Write out all the data again, exactly as it stands.

Material:
********************

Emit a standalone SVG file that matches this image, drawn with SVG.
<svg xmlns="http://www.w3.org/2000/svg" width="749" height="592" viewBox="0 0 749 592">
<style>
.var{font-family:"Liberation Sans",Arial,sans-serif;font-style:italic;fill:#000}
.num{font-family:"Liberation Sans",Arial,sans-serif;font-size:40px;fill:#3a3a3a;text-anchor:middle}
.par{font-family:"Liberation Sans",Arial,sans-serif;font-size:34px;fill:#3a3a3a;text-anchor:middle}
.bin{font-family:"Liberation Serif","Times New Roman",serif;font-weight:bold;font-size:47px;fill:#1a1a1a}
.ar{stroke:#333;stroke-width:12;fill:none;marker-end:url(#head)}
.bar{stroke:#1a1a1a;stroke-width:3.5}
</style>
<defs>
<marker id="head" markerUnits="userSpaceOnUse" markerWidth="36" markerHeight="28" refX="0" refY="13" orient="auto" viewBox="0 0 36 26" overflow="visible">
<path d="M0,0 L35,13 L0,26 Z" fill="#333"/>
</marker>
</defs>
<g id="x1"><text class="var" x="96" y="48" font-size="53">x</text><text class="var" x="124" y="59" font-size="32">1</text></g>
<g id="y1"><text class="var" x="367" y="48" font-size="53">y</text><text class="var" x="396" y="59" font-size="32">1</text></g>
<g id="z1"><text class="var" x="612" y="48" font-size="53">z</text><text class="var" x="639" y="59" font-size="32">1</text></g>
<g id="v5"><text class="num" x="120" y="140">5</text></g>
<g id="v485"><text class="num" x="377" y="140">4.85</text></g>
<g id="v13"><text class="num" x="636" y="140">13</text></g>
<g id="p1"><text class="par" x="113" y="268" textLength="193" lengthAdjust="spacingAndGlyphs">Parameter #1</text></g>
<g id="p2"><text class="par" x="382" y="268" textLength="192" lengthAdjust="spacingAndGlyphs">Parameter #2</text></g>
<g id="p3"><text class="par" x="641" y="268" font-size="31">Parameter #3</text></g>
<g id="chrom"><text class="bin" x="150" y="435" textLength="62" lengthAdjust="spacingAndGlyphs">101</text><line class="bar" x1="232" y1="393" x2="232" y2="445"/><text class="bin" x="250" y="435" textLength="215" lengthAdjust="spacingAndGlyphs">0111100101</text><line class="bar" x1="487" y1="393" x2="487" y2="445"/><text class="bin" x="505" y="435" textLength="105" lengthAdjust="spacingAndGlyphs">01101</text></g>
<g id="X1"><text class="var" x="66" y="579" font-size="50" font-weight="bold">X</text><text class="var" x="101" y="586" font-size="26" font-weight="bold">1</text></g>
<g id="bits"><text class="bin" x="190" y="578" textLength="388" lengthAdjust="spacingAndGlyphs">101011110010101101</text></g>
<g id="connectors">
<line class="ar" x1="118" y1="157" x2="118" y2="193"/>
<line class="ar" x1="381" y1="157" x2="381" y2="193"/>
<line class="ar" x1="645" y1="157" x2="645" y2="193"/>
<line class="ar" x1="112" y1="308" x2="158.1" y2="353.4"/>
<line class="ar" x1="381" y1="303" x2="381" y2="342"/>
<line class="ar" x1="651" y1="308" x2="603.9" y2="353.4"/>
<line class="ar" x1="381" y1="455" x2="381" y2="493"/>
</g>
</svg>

********************

Output of the exercise:
Emit a standalone SVG file that matches this image, drawn with SVG.
<svg xmlns="http://www.w3.org/2000/svg" width="749" height="592" viewBox="0 0 749 592">
<style>
.var{font-family:"Liberation Sans",Arial,sans-serif;font-style:italic;fill:#000}
.num{font-family:"Liberation Sans",Arial,sans-serif;font-size:40px;fill:#3a3a3a;text-anchor:middle}
.par{font-family:"Liberation Sans",Arial,sans-serif;font-size:34px;fill:#3a3a3a;text-anchor:middle}
.bin{font-family:"Liberation Serif","Times New Roman",serif;font-weight:bold;font-size:47px;fill:#1a1a1a}
.ar{stroke:#333;stroke-width:12;fill:none;marker-end:url(#head)}
.bar{stroke:#1a1a1a;stroke-width:3.5}
</style>
<defs>
<marker id="head" markerUnits="userSpaceOnUse" markerWidth="36" markerHeight="28" refX="0" refY="13" orient="auto" viewBox="0 0 36 26" overflow="visible">
<path d="M0,0 L35,13 L0,26 Z" fill="#333"/>
</marker>
</defs>
<g id="x1"><text class="var" x="96" y="48" font-size="53">x</text><text class="var" x="124" y="59" font-size="32">1</text></g>
<g id="y1"><text class="var" x="367" y="48" font-size="53">y</text><text class="var" x="396" y="59" font-size="32">1</text></g>
<g id="z1"><text class="var" x="612" y="48" font-size="53">z</text><text class="var" x="639" y="59" font-size="32">1</text></g>
<g id="v5"><text class="num" x="120" y="140">5</text></g>
<g id="v485"><text class="num" x="377" y="140">4.85</text></g>
<g id="v13"><text class="num" x="636" y="140">13</text></g>
<g id="p1"><text class="par" x="113" y="268" textLength="193" lengthAdjust="spacingAndGlyphs">Parameter #1</text></g>
<g id="p2"><text class="par" x="382" y="268" textLength="192" lengthAdjust="spacingAndGlyphs">Parameter #2</text></g>
<g id="p3"><text class="par" x="641" y="268" font-size="31">Parameter #3</text></g>
<g id="chrom"><text class="bin" x="150" y="435" textLength="62" lengthAdjust="spacingAndGlyphs">101</text><line class="bar" x1="232" y1="393" x2="232" y2="445"/><text class="bin" x="250" y="435" textLength="215" lengthAdjust="spacingAndGlyphs">0111100101</text><line class="bar" x1="487" y1="393" x2="487" y2="445"/><text class="bin" x="505" y="435" textLength="105" lengthAdjust="spacingAndGlyphs">01101</text></g>
<g id="X1"><text class="var" x="66" y="579" font-size="50" font-weight="bold">X</text><text class="var" x="101" y="586" font-size="26" font-weight="bold">1</text></g>
<g id="bits"><text class="bin" x="190" y="578" textLength="388" lengthAdjust="spacingAndGlyphs">101011110010101101</text></g>
<g id="connectors">
<line class="ar" x1="118" y1="157" x2="118" y2="193"/>
<line class="ar" x1="381" y1="157" x2="381" y2="193"/>
<line class="ar" x1="645" y1="157" x2="645" y2="193"/>
<line class="ar" x1="112" y1="308" x2="158.1" y2="353.4"/>
<line class="ar" x1="381" y1="303" x2="381" y2="342"/>
<line class="ar" x1="651" y1="308" x2="603.9" y2="353.4"/>
<line class="ar" x1="381" y1="455" x2="381" y2="493"/>
</g>
</svg>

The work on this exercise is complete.